▶ **Short task**
Take the listing from its first line through the line that contains "80, 85, 90];" and please retype those lines exactly, leaving out the pictures.

▶ **Supplied information**
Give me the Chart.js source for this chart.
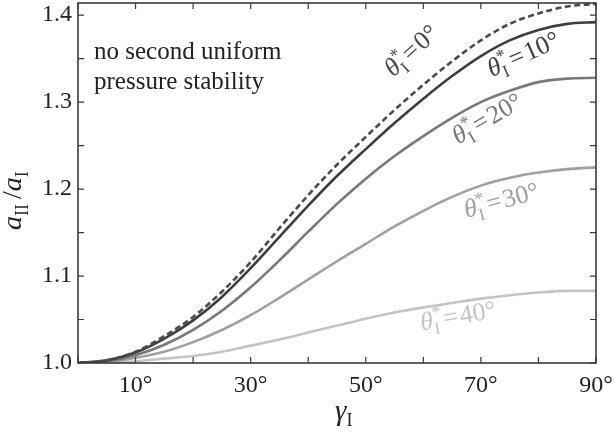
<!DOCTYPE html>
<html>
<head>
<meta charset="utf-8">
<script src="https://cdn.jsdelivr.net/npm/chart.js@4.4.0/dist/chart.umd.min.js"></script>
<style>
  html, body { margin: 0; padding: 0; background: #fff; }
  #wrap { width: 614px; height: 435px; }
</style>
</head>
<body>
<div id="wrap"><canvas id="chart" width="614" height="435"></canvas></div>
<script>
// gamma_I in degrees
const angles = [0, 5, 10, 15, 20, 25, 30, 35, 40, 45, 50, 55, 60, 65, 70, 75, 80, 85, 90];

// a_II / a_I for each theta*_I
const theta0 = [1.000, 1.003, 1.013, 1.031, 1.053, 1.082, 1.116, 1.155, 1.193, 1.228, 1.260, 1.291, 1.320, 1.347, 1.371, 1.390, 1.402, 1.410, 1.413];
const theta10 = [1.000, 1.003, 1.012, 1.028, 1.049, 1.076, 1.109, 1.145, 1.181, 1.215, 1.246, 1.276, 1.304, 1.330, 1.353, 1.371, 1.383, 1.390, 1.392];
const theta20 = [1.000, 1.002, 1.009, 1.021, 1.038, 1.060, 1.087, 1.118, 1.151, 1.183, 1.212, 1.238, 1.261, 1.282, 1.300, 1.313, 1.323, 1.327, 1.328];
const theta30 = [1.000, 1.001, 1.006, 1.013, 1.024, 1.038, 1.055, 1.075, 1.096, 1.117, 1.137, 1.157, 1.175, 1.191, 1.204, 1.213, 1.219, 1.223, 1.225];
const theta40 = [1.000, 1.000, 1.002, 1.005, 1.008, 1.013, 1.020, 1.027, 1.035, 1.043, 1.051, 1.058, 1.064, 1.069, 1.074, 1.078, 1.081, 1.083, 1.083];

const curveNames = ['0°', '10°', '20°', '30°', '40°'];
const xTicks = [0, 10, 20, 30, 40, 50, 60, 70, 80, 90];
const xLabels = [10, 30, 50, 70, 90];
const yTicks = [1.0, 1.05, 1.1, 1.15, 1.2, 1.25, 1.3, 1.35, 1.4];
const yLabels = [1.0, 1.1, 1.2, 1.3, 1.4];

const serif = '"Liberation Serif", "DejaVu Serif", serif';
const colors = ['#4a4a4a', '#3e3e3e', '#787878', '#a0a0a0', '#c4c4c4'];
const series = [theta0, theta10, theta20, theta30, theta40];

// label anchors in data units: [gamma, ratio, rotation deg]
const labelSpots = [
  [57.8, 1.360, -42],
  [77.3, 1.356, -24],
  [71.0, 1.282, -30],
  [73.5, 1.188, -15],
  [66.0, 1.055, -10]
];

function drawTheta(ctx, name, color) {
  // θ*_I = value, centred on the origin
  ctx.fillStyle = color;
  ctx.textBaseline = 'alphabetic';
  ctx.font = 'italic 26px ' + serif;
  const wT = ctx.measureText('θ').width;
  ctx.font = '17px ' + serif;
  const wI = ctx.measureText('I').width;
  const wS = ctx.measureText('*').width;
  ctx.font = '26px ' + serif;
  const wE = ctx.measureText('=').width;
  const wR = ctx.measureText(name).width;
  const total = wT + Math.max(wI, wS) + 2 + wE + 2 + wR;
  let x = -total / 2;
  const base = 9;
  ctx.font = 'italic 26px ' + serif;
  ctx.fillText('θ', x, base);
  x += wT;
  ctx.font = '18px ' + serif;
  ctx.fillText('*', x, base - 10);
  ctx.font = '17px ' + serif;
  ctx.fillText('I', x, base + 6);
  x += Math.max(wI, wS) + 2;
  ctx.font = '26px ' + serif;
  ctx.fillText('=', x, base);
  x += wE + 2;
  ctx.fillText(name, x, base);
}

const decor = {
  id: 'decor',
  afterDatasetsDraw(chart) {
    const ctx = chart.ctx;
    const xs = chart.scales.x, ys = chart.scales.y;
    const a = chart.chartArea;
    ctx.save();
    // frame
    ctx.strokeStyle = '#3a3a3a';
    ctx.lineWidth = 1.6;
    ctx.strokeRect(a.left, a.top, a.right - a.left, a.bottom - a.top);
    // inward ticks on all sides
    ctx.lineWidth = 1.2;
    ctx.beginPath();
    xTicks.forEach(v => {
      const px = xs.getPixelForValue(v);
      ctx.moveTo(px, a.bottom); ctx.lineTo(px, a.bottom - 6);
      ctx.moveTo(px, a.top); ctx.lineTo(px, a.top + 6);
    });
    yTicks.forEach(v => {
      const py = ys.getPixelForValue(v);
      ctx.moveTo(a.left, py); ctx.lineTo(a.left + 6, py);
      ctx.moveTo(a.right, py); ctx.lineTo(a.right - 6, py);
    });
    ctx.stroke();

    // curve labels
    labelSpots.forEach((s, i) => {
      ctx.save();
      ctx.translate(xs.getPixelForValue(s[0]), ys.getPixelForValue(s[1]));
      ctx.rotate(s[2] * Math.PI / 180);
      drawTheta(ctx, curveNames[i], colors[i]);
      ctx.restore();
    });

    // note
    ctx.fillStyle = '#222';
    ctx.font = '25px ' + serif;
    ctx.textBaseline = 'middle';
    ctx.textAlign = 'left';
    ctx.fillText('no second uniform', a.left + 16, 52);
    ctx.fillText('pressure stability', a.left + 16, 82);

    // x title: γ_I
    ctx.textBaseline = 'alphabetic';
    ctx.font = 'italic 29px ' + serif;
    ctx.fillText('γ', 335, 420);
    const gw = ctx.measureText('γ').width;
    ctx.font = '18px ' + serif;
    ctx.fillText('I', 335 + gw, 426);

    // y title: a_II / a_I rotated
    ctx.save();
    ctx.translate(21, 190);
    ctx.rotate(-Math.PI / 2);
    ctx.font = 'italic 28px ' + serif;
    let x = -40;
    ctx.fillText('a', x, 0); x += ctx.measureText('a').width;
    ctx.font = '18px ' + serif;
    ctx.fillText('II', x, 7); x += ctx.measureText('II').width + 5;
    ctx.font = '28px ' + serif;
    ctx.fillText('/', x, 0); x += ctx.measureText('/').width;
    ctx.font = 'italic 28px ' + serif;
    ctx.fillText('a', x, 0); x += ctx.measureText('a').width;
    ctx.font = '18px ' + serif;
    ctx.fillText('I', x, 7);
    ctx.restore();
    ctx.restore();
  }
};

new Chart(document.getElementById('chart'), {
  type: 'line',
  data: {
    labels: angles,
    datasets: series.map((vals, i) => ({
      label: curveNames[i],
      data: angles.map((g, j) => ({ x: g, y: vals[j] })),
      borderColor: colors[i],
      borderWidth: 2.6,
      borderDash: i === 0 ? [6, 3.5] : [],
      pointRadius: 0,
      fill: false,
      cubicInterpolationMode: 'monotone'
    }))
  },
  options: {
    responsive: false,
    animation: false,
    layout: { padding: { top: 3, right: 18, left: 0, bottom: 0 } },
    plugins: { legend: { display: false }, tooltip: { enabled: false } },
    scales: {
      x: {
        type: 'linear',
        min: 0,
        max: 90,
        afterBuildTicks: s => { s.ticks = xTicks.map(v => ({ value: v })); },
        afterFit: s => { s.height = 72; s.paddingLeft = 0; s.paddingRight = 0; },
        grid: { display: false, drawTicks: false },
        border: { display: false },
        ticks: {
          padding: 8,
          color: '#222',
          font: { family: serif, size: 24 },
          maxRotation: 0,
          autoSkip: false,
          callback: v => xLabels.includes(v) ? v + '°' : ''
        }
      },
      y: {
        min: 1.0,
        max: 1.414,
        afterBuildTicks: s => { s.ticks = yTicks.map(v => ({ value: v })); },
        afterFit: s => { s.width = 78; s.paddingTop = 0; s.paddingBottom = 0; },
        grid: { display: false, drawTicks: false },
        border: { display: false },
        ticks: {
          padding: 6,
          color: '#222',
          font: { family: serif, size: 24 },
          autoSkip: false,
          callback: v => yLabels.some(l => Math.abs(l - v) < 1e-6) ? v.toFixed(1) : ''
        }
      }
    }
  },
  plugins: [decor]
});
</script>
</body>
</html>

▶ **Answer below**
Give me the Chart.js source for this chart.
<!DOCTYPE html>
<html>
<head>
<meta charset="utf-8">
<script src="https://cdn.jsdelivr.net/npm/chart.js@4.4.0/dist/chart.umd.min.js"></script>
<style>
  html, body { margin: 0; padding: 0; background: #fff; }
  #wrap { width: 614px; height: 435px; }
</style>
</head>
<body>
<div id="wrap"><canvas id="chart" width="614" height="435"></canvas></div>
<script>
// gamma_I in degrees
const angles = [0, 5, 10, 15, 20, 25, 30, 35, 40, 45, 50, 55, 60, 65, 70, 75, 80, 85, 90];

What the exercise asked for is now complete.